[Charts and diagrams as code]
____

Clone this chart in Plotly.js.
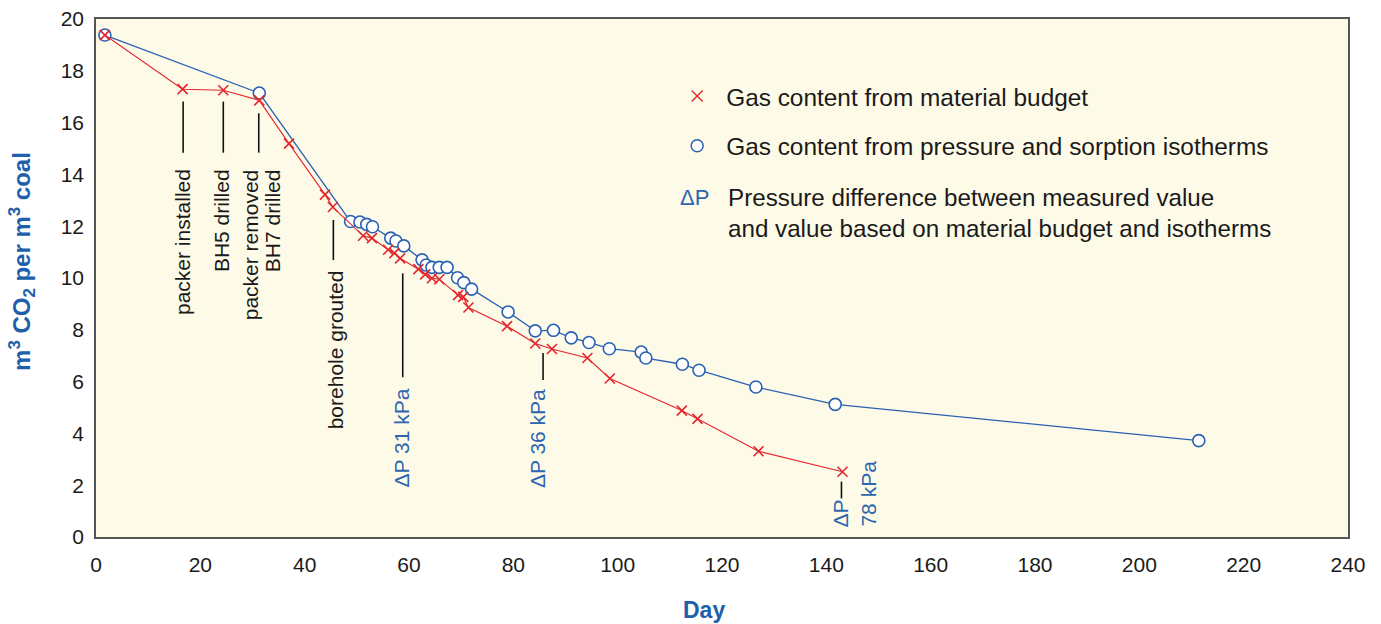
<!DOCTYPE html>
<html>
<head>
<meta charset="utf-8">
<script src="https://cdn.plot.ly/plotly-3.0.1.min.js"></script>
<style>html,body{margin:0;padding:0;background:#fff;}#chart{width:1381px;height:624px;}</style>
</head>
<body>
<div id="chart"></div>
<script>
// Gas content from material budget (red crosses)
const budgetDay = [1.7, 16.6, 24.4, 31.3, 37.0, 43.9, 45.4, 51.2, 52.9, 56.0, 57.2, 58.3, 61.8, 63.1, 64.4, 65.8, 69.4, 70.4, 71.4, 78.8, 84.2, 87.4, 94.2, 98.5, 112.3, 115.3, 127.0, 143.1];
const budgetGas = [19.38, 17.29, 17.25, 16.86, 15.19, 13.22, 12.74, 11.63, 11.54, 11.09, 10.96, 10.76, 10.34, 10.14, 9.99, 9.95, 9.34, 9.27, 8.86, 8.14, 7.47, 7.26, 6.91, 6.12, 4.88, 4.56, 3.31, 2.52];
// Gas content from pressure and sorption isotherms (blue circles)
const isoDay = [1.7, 31.3, 48.8, 50.6, 51.9, 53.0, 56.5, 57.5, 59.0, 62.5, 63.3, 64.4, 65.8, 67.3, 69.3, 70.5, 72.0, 79.0, 84.2, 87.7, 91.1, 94.5, 98.4, 104.5, 105.4, 112.4, 115.6, 126.5, 141.7, 211.4];
const isoGas = [19.38, 17.14, 12.18, 12.16, 12.07, 11.98, 11.54, 11.43, 11.24, 10.70, 10.50, 10.41, 10.41, 10.41, 10.01, 9.82, 9.57, 8.69, 7.96, 7.98, 7.69, 7.51, 7.27, 7.14, 6.91, 6.67, 6.44, 5.79, 5.12, 3.72];
// Event annotations: day, label, leader line top/bottom (gas value), text top
const eventDay = [16.7, 24.4, 31.2, 45.5];
const eventText = ['packer installed', 'BH5 drilled', 'packer removed', 'borehole grouted'];
const eventLineTop = [16.81, 16.81, 16.36, 12.24];
const eventLineBottom = [14.84, 14.84, 14.84, 10.69];
const dpDay = [58.8, 85.7, 142.9];
const dpText = ['ΔP 31 kPa', 'ΔP 36 kPa'];
const dpLineTop = [10.18, 7.10, 2.14];
const dpLineBottom = [6.17, 6.06, 1.49];
const xTicks = [0, 20, 40, 60, 80, 100, 120, 140, 160, 180, 200, 220, 240];
const yTicks = [0, 2, 4, 6, 8, 10, 12, 14, 16, 18, 20];

const RED = '#e3262d', BLUE = '#2a62b2', DPBLUE = '#2d66b0', TXT = '#1a1a1a', TITLEBLUE = '#2060aa';
const FONT = 'Liberation Sans, Arial, Helvetica, sans-serif';

const traces = [
  {x: isoDay, y: isoGas, mode: 'lines+markers', showlegend: false,
   line: {color: BLUE, width: 1.3},
   marker: {symbol: 'circle', size: 12, color: '#ffffff', line: {color: BLUE, width: 1.6}}},
  {x: budgetDay, y: budgetGas, mode: 'lines+markers', showlegend: false,
   line: {color: RED, width: 1.1},
   marker: {symbol: 'x-thin-open', size: 10, color: RED, line: {color: RED, width: 1.6}}},
  {x: [null], y: [null], mode: 'markers', name: 'Gas content from material budget', legend: 'legend',
   marker: {symbol: 'x-thin-open', size: 11, color: RED, line: {color: RED, width: 1.4}}},
  {x: [null], y: [null], mode: 'markers', name: 'Gas content from pressure and sorption isotherms', legend: 'legend2',
   marker: {symbol: 'circle', size: 12, color: '#ffffff', line: {color: BLUE, width: 1.5}}}
];

const shapes = [];
const annotations = [];
eventDay.forEach((d, i) => {
  shapes.push({type: 'line', xref: 'x', yref: 'y', x0: d, x1: d, y0: eventLineBottom[i], y1: eventLineTop[i],
    line: {color: '#111', width: 1.6}});
});
dpDay.forEach((d, i) => {
  shapes.push({type: 'line', xref: 'x', yref: 'y', x0: d, x1: d, y0: dpLineBottom[i], y1: dpLineTop[i],
    line: {color: '#111', width: 1.6}});
});
const evTextX = [16.7, 24.1, 29.5, 45.8];
const evTextTop = [14.29, 14.29, 14.29, 10.39];
eventText.forEach((t, i) => {
  annotations.push({x: evTextX[i], y: evTextTop[i], xref: 'x', yref: 'y', text: t, showarrow: false,
    textangle: -90, xanchor: 'center', yanchor: 'top', font: {family: FONT, size: 21, color: TXT}});
});
annotations.push({x: 33.9, y: 14.29, xref: 'x', yref: 'y', text: 'BH7 drilled', showarrow: false,
  textangle: -90, xanchor: 'center', yanchor: 'top', font: {family: FONT, size: 21, color: TXT}});
const dpTextX = [58.5, 84.5];
dpText.forEach((t, i) => {
  annotations.push({x: dpTextX[i], y: 5.80, xref: 'x', yref: 'y', text: t, showarrow: false,
    textangle: -90, xanchor: 'center', yanchor: 'top', font: {family: FONT, size: 21, color: DPBLUE}});
});
annotations.push({x: 142.9, y: 0.31, xref: 'x', yref: 'y', text: 'ΔP', showarrow: false,
  textangle: -90, xanchor: 'center', yanchor: 'bottom', font: {family: FONT, size: 21, color: DPBLUE}});
annotations.push({x: 148.1, y: 0.31, xref: 'x', yref: 'y', text: '78 kPa', showarrow: false,
  textangle: -90, xanchor: 'center', yanchor: 'bottom', font: {family: FONT, size: 21, color: DPBLUE}});
// Legend third entry
annotations.push({x: 0.478, y: 0.656, xref: 'paper', yref: 'paper', text: 'ΔP', showarrow: false,
  xanchor: 'center', yanchor: 'middle', font: {family: FONT, size: 22, color: DPBLUE}});
annotations.push({x: 0.503, y: 0.685, xref: 'paper', yref: 'paper', showarrow: false, align: 'left',
  text: 'Pressure difference between measured value<br>and value based on material budget and isotherms',
  xanchor: 'left', yanchor: 'top', font: {family: FONT, size: 24.2, color: TXT}});
// Axis titles
annotations.push({x: -0.0591, y: 0.531, xref: 'paper', yref: 'paper', showarrow: false, textangle: -90,
  text: '<b>m<sup>3</sup> CO<sub>2</sub> per m<sup>3</sup> coal</b>', xanchor: 'center', yanchor: 'middle',
  font: {family: FONT, size: 24, color: TITLEBLUE}});
annotations.push({x: 0.4856, y: -0.141, xref: 'paper', yref: 'paper', showarrow: false,
  text: '<b>Day</b>', xanchor: 'center', yanchor: 'middle',
  font: {family: FONT, size: 23, color: TITLEBLUE}});

const legendBase = {bgcolor: 'rgba(0,0,0,0)', borderwidth: 0, xanchor: 'left', yanchor: 'middle',
  font: {family: FONT, size: 24.4, color: TXT}, itemwidth: 48};

const layout = {
  width: 1381, height: 624,
  margin: {l: 96, r: 33, t: 19, b: 87},
  paper_bgcolor: '#ffffff', plot_bgcolor: '#fefae8',
  font: {family: FONT, size: 21, color: TXT},
  xaxis: {range: [0, 240], tickvals: xTicks, showgrid: false, zeroline: false, showline: true, mirror: true,
    linecolor: '#555', linewidth: 1.5, ticks: '', ticklabelstandoff: 8,
    tickfont: {family: FONT, size: 21, color: TXT}},
  yaxis: {range: [0, 20], tickvals: yTicks, showgrid: false, zeroline: false, showline: true, mirror: true,
    linecolor: '#555', linewidth: 1.5, ticks: '', ticklabelstandoff: 6,
    tickfont: {family: FONT, size: 21, color: TXT}},
  legend: Object.assign({}, legendBase, {x: 0.457, y: 0.851}),
  legend2: Object.assign({}, legendBase, {x: 0.457, y: 0.755}),
  shapes: shapes,
  annotations: annotations
};

Plotly.newPlot('chart', traces, layout, {displayModeBar: false, responsive: false});
</script>
</body>
</html>
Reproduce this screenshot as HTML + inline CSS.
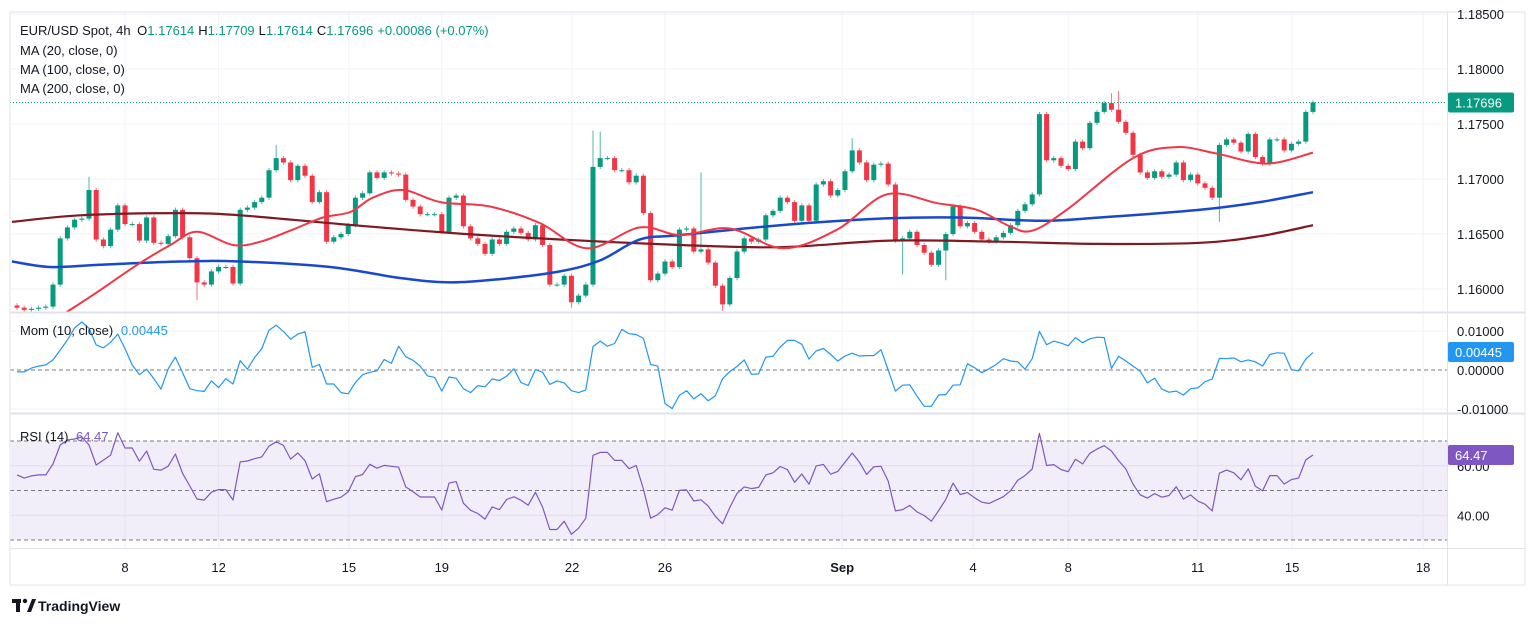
<!DOCTYPE html>
<html><head><meta charset="utf-8">
<style>
html,body{margin:0;padding:0;background:#fff;}
svg{display:block;font-family:"Liberation Sans",sans-serif;}
</style></head>
<body>
<svg id="chart" width="1536" height="625" viewBox="0 0 1536 625" xmlns="http://www.w3.org/2000/svg">
  <rect x="0" y="0" width="1536" height="625" fill="#ffffff"/>
  <g id="grid"></g>
  <rect x="11" y="441" width="1436" height="99" fill="#7e57c2" fill-opacity="0.1"/>
  <g id="marks"></g>
  <g id="frame">
    <line x1="10" y1="12" x2="1525" y2="12" stroke="#e0e3eb"/>
    <line x1="10" y1="12" x2="10" y2="585" stroke="#e0e3eb"/>
    <line x1="1525" y1="12" x2="1525" y2="585" stroke="#e0e3eb"/>
    <line x1="10" y1="585" x2="1525" y2="585" stroke="#e0e3eb"/>
    <line x1="10" y1="312.5" x2="1525" y2="312.5" stroke="#e0e3eb" stroke-width="2"/>
    <line x1="10" y1="413.5" x2="1525" y2="413.5" stroke="#e0e3eb" stroke-width="2"/>
    <line x1="10" y1="548.5" x2="1525" y2="548.5" stroke="#e0e3eb"/>
    <line x1="1447.5" y1="12" x2="1447.5" y2="585" stroke="#e0e3eb"/>
  </g>
  <g id="axes" font-size="13" fill="#131722"></g>
  <g font-size="13" fill="#131722">
    <text x="20" y="35">EUR/USD Spot, 4h <tspan dx="3">O</tspan><tspan fill="#089981">1.17614</tspan><tspan dx="4">H</tspan><tspan fill="#089981">1.17709</tspan><tspan dx="4">L</tspan><tspan fill="#089981">1.17614</tspan><tspan dx="4">C</tspan><tspan fill="#089981">1.17696</tspan><tspan fill="#089981" dx="4">+0.00086 (+0.07%)</tspan></text>
    <text x="20" y="55">MA (20, close, 0)</text>
    <text x="20" y="74">MA (100, close, 0)</text>
    <text x="20" y="93">MA (200, close, 0)</text>
    <text x="20" y="335">Mom (10, close) <tspan fill="#2196f3" dx="4">0.00445</tspan></text>
    <text x="20" y="441">RSI (14) <tspan fill="#7e57c2" dx="4">64.47</tspan></text>
  </g>
  <g>
    <rect x="12" y="599" width="9" height="4" fill="#131722"/>
    <rect x="16" y="599" width="4" height="13" fill="#131722"/>
    <circle cx="25" cy="601" r="2.2" fill="#131722"/>
    <path d="M27 612 L32 599 L36 599 L31 612 Z" fill="#131722"/>
    <text x="38" y="611" font-size="14" font-weight="bold" fill="#131722">TradingView</text>
  </g>
</svg>
<script>
const closes=[1.1583,1.1581,1.1582,1.1583,1.1584,1.1604,1.1646,1.1656,1.1663,1.1664,
1.1690,1.1645,1.1639,1.1654,1.1676,1.1659,1.1659,1.1644,1.1665,1.1642,
1.1641,1.1648,1.1672,1.1647,1.1628,1.1606,1.1604,1.1616,1.1620,1.1620,
1.1605,1.1672,1.1674,1.1679,1.1683,1.1708,1.1719,1.1715,1.1699,1.1712,
1.1703,1.1679,1.1688,1.1643,1.1647,1.1650,1.1658,1.1683,1.1687,1.1706,
1.1701,1.1706,1.1705,1.1704,1.1681,1.1675,1.1668,1.1668,1.1668,1.1652,
1.1683,1.1685,1.1657,1.1646,1.1641,1.1632,1.1645,1.1641,1.1652,1.1655,
1.1651,1.1645,1.1658,1.1640,1.1604,1.1604,1.1612,1.1588,1.1594,1.1604,
1.1711,1.1719,1.1719,1.1708,1.1708,1.1697,1.1703,1.1669,1.1608,1.1614,
1.1625,1.1620,1.1654,1.1655,1.1634,1.1636,1.1624,1.1603,1.1586,1.1610,
1.1634,1.1646,1.1643,1.1645,1.1667,1.1671,1.1683,1.1679,1.1662,1.1676,
1.1662,1.1695,1.1698,1.1685,1.1690,1.1707,1.1726,1.1715,1.1699,1.1713,
1.1714,1.1695,1.1644,1.1646,1.1652,1.1640,1.1633,1.1622,1.1635,1.1650,
1.1675,1.1657,1.1660,1.1652,1.1645,1.1643,1.1647,1.1651,1.1658,1.1671,
1.1677,1.1686,1.1759,1.1717,1.1719,1.1712,1.1709,1.1734,1.1728,1.1751,
1.1761,1.1769,1.1763,1.1752,1.1742,1.1722,1.1706,1.1701,1.1707,1.1702,
1.1704,1.1715,1.1699,1.1704,1.1696,1.1692,1.1683,1.1731,1.1736,1.1733,
1.1725,1.1741,1.1720,1.1714,1.1736,1.1736,1.1726,1.1732,1.1734,1.1761,1.17696];
const firstOpen=1.1585;
const highIdx=[10,36,80,81,95,116,142,152,153];
const highVals=[1.1702,1.1731,1.1744,1.1743,1.1706,1.1737,1.1761,1.1778,1.1780];
const lowIdx=[25,77,98,123,129,167];
const lowVals=[1.1590,1.1583,1.1580,1.1613,1.1608,1.1661];
const ma20Idx=[6.9,11.1,16.7,21.3,25,30,33.8,38.3,42.5,46.3,49.4,53.6,58.8,65.7,72.6,79.2,86.5,92.1,99,106.4,113.9,120.8,127.8,133.3,137.9,141,145.8,155,161.1,166.7,173.6,180];
const ma20Vals=[1.1579,1.1597,1.1622,1.1640,1.1652,1.1640,1.1643,1.1654,1.1665,1.1670,1.1683,1.1690,1.1679,1.1675,1.1660,1.1637,1.1656,1.1649,1.1655,1.1637,1.1654,1.1686,1.1678,1.1672,1.1657,1.1653,1.1672,1.1719,1.1729,1.1723,1.1714,1.1724];
const ma100Idx=[-0.7,4.6,11.5,22.6,31,43.5,53.2,60.1,67.1,75.4,81,86.5,92.1,106,119.9,131,142.1,150.4,164.3,172.6,180];
const ma100Vals=[1.1625,1.1620,1.1622,1.1625,1.1625,1.1620,1.1610,1.1606,1.1609,1.1616,1.1626,1.1645,1.1649,1.1658,1.1664,1.1665,1.1662,1.1665,1.1672,1.1679,1.1688];
const ma200Idx=[-0.7,8.75,22.6,31,44.9,60.1,75.4,92.1,106,121.3,136.5,150.4,164.3,172.6,180];
const ma200Vals=[1.1661,1.1667,1.1669,1.1667,1.1659,1.1651,1.1645,1.1640,1.1638,1.1644,1.1643,1.1641,1.1642,1.1648,1.1658];
const momEarly=[-0.0005,-0.0005,0.0005,0.0010,0.0013,0.0026,0.0051,0.0077,0.0108,0.0123];
const rsiEarly=[56.3,55.0,55.9,56.3,56.3,60.7,68.4,70.4,70.8,71.6,68.4,60.3,62.3,64.3];
const dateLabels=["8","12","15","19","22","26","Sep","4","8","11","15","18"];
const dateIdx=[15,28,46.1,59,77.1,90,114.6,132.8,146,164,177.1,195.3];
const priceTicks=[1.185,1.18,1.175,1.17,1.165,1.16];
const priceTickLabels=["1.18500","1.18000","1.17500","1.17000","1.16500","1.16000"];
const momTicks=[0.01,0,-0.01];
const momTickLabels=["0.01000","0.00000","-0.01000"];
const rsiTicks=[60,40];
const rsiTickLabels=["60.00","40.00"];

const NS="http://www.w3.org/2000/svg";
const xOf=i=>17+i*7.2;
const yP=p=>69+(1.18-p)*11000;
const yM=m=>370-m*3900;
const yR=r=>540-(r-30)*2.475;
function mk(tag,attrs,parent){const e=document.createElementNS(NS,tag);for(const k in attrs)e.setAttribute(k,attrs[k]);parent.appendChild(e);return e;}
const grid=document.getElementById('grid'),marks=document.getElementById('marks'),axes=document.getElementById('axes');

priceTicks.forEach((p,k)=>{const l=mk('line',{x1:10,x2:1447,y1:yP(p),y2:yP(p),stroke:'#f0f3fa'},grid);


const t=mk('text',{x:1457,y:yP(p)+5},axes);t.textContent=priceTickLabels[k];

});
momTicks.forEach((m,k)=>{const t=mk('text',{x:1457,y:yM(m)+5},axes);t.textContent=momTickLabels[k];


if(m!==0){const l=mk('line',{x1:10,x2:1447,y1:yM(m),y2:yM(m),stroke:'#f0f3fa'},grid);

}});
rsiTicks.forEach((r,k)=>{const t=mk('text',{x:1457,y:yR(r)+5},axes);t.textContent=rsiTickLabels[k];


const l=mk('line',{x1:10,x2:1447,y1:yR(r),y2:yR(r),stroke:'#ece9f5'},grid);

});
dateLabels.forEach((d,k)=>{const x=xOf(dateIdx[k]);
const l=mk('line',{x1:x,x2:x,y1:12,y2:548,stroke:'#f0f3fa'},grid);


const t=mk('text',{x:x,y:572,'text-anchor':'middle','font-weight':d==='Sep'?'bold':'normal'},axes);t.textContent=d;

});

[[yM(0),'mom-zero-line'],[yR(70),'rsi-70-line'],[yR(50),'rsi-50-line'],[yR(30),'rsi-30-line']].forEach(([y,n])=>{
const l=mk('line',{x1:10,x2:1447,y1:y,y2:y,stroke:'#787b86','stroke-dasharray':'4 3','stroke-width':1},marks);

});

const hiMap={},loMap={};highIdx.forEach((i,k)=>hiMap[i]=highVals[k]);lowIdx.forEach((i,k)=>loMap[i]=lowVals[k]);
closes.forEach((c,i)=>{const o=i===0?firstOpen:closes[i-1];
const up=c>=o;const col=up?'#089981':'#f23645';
const h=hiMap[i]!==undefined?hiMap[i]:Math.max(o,c)+0.0002;
const lo=loMap[i]!==undefined?loMap[i]:Math.min(o,c)-0.0002;
const x=xOf(i);
const w=mk('line',{x1:x,x2:x,y1:yP(h),y2:yP(lo),stroke:col,'stroke-opacity':0.7},marks);


const y1=yP(Math.max(o,c)),y2=yP(Math.min(o,c));
const b=mk('rect',{x:x-2.5,y:y1,width:5,height:Math.max(1,y2-y1),fill:col},marks);

});

function smooth(idx,vals,yf,col,w,name){const P=idx.map((i,k)=>[xOf(i),yf(vals[k])]);
let d='M'+P[0][0].toFixed(1)+','+P[0][1].toFixed(1);
for(let k=0;k<P.length-1;k++){const p0=P[Math.max(0,k-1)],p1=P[k],p2=P[k+1],p3=P[Math.min(P.length-1,k+2)];
const c1=[p1[0]+(p2[0]-p0[0])/6,p1[1]+(p2[1]-p0[1])/6],c2=[p2[0]-(p3[0]-p1[0])/6,p2[1]-(p3[1]-p1[1])/6];
d+=' C'+c1[0].toFixed(1)+','+c1[1].toFixed(1)+' '+c2[0].toFixed(1)+','+c2[1].toFixed(1)+' '+p2[0].toFixed(1)+','+p2[1].toFixed(1);}
const p=mk('path',{d:d,fill:'none',stroke:col,'stroke-width':w,'stroke-linejoin':'round'},marks);

}
function poly(idx,vals,yf,col,w,name){const pts=idx.map((i,k)=>xOf(i).toFixed(1)+','+yf(vals[k]).toFixed(1)).join(' ');
const p=mk('polyline',{points:pts,fill:'none',stroke:col,'stroke-width':w,'stroke-linejoin':'round'},marks);

}
smooth(ma200Idx,ma200Vals,yP,'#801922',2.2,'ma200-line');
smooth(ma100Idx,ma100Vals,yP,'#1848cc',2.5,'ma100-line');
smooth(ma20Idx,ma20Vals,yP,'#f23645',2,'ma20-line');

const lp=closes[closes.length-1];
const dl=mk('line',{x1:10,x2:1447,y1:yP(lp),y2:yP(lp),stroke:'#089981','stroke-dasharray':'1 2'},marks);



const mom=closes.map((c,i)=>i<10?momEarly[i]:c-closes[i-10]);
poly(closes.map((_,i)=>i),mom,yM,'#2196f3',1.2,'momentum-line');
const rsi=[];let ag=0,al=0;
for(let i=1;i<=14;i++){const d=closes[i]-closes[i-1];if(d>0)ag+=d;else al-=d;}
ag/=14;al/=14;
closes.forEach((c,i)=>{if(i<14){rsi.push(rsiEarly[i]);return;}
if(i>14){const d=c-closes[i-1];ag=(ag*13+Math.max(d,0))/14;al=(al*13+Math.max(-d,0))/14;}
rsi.push(100-100/(1+ag/(al||1e-9)));});
poly(closes.map((_,i)=>i),rsi,yR,'#7e57c2',1.2,'rsi-line');

function badge(y,txt,col,name){const g=mk('g',{},axes);


mk('rect',{x:1448,y:y-10,width:66,height:20,rx:2,fill:col},g);
const t=mk('text',{x:1455,y:y+5,fill:'#fff','font-size':13},g);t.textContent=txt;}
badge(yP(lp),'1.17696','#089981','last-price-badge');
badge(352,'0.00445','#2196f3','mom-value-badge');
badge(455,'64.47','#7e57c2','rsi-value-badge');
</script>
</body></html>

____

YOUR INSTRUCTIONS - Begin at the first line of the data above and repeat each line exactly, stopping after the line containing "const FONT = 'Liberation". Omit the pictures.

SOLUTION TO THIS EXERCISE -
Clone this chart in Plotly.js.
<!DOCTYPE html>
<html>
<head>
<meta charset="utf-8">
<script src="https://cdn.plot.ly/plotly-3.0.1.min.js"></script>
<style>html,body{margin:0;padding:0;background:#fff;}#chart{width:1381px;height:624px;}</style>
</head>
<body>
<div id="chart"></div>
<script>
// Gas content from material budget (red crosses)
const budgetDay = [1.7, 16.6, 24.4, 31.3, 37.0, 43.9, 45.4, 51.2, 52.9, 56.0, 57.2, 58.3, 61.8, 63.1, 64.4, 65.8, 69.4, 70.4, 71.4, 78.8, 84.2, 87.4, 94.2, 98.5, 112.3, 115.3, 127.0, 143.1];
const budgetGas = [19.38, 17.29, 17.25, 16.86, 15.19, 13.22, 12.74, 11.63, 11.54, 11.09, 10.96, 10.76, 10.34, 10.14, 9.99, 9.95, 9.34, 9.27, 8.86, 8.14, 7.47, 7.26, 6.91, 6.12, 4.88, 4.56, 3.31, 2.52];
// Gas content from pressure and sorption isotherms (blue circles)
const isoDay = [1.7, 31.3, 48.8, 50.6, 51.9, 53.0, 56.5, 57.5, 59.0, 62.5, 63.3, 64.4, 65.8, 67.3, 69.3, 70.5, 72.0, 79.0, 84.2, 87.7, 91.1, 94.5, 98.4, 104.5, 105.4, 112.4, 115.6, 126.5, 141.7, 211.4];
const isoGas = [19.38, 17.14, 12.18, 12.16, 12.07, 11.98, 11.54, 11.43, 11.24, 10.70, 10.50, 10.41, 10.41, 10.41, 10.01, 9.82, 9.57, 8.69, 7.96, 7.98, 7.69, 7.51, 7.27, 7.14, 6.91, 6.67, 6.44, 5.79, 5.12, 3.72];
// Event annotations: day, label, leader line top/bottom (gas value), text top
const eventDay = [16.7, 24.4, 31.2, 45.5];
const eventText = ['packer installed', 'BH5 drilled', 'packer removed', 'borehole grouted'];
const eventLineTop = [16.81, 16.81, 16.36, 12.24];
const eventLineBottom = [14.84, 14.84, 14.84, 10.69];
const dpDay = [58.8, 85.7, 142.9];
const dpText = ['ΔP 31 kPa', 'ΔP 36 kPa'];
const dpLineTop = [10.18, 7.10, 2.14];
const dpLineBottom = [6.17, 6.06, 1.49];
const xTicks = [0, 20, 40, 60, 80, 100, 120, 140, 160, 180, 200, 220, 240];
const yTicks = [0, 2, 4, 6, 8, 10, 12, 14, 16, 18, 20];

const RED = '#e3262d', BLUE = '#2a62b2', DPBLUE = '#2d66b0', TXT = '#1a1a1a', TITLEBLUE = '#2060aa';
const FONT = 'Liberation Sans, Arial, Helvetica, sans-serif';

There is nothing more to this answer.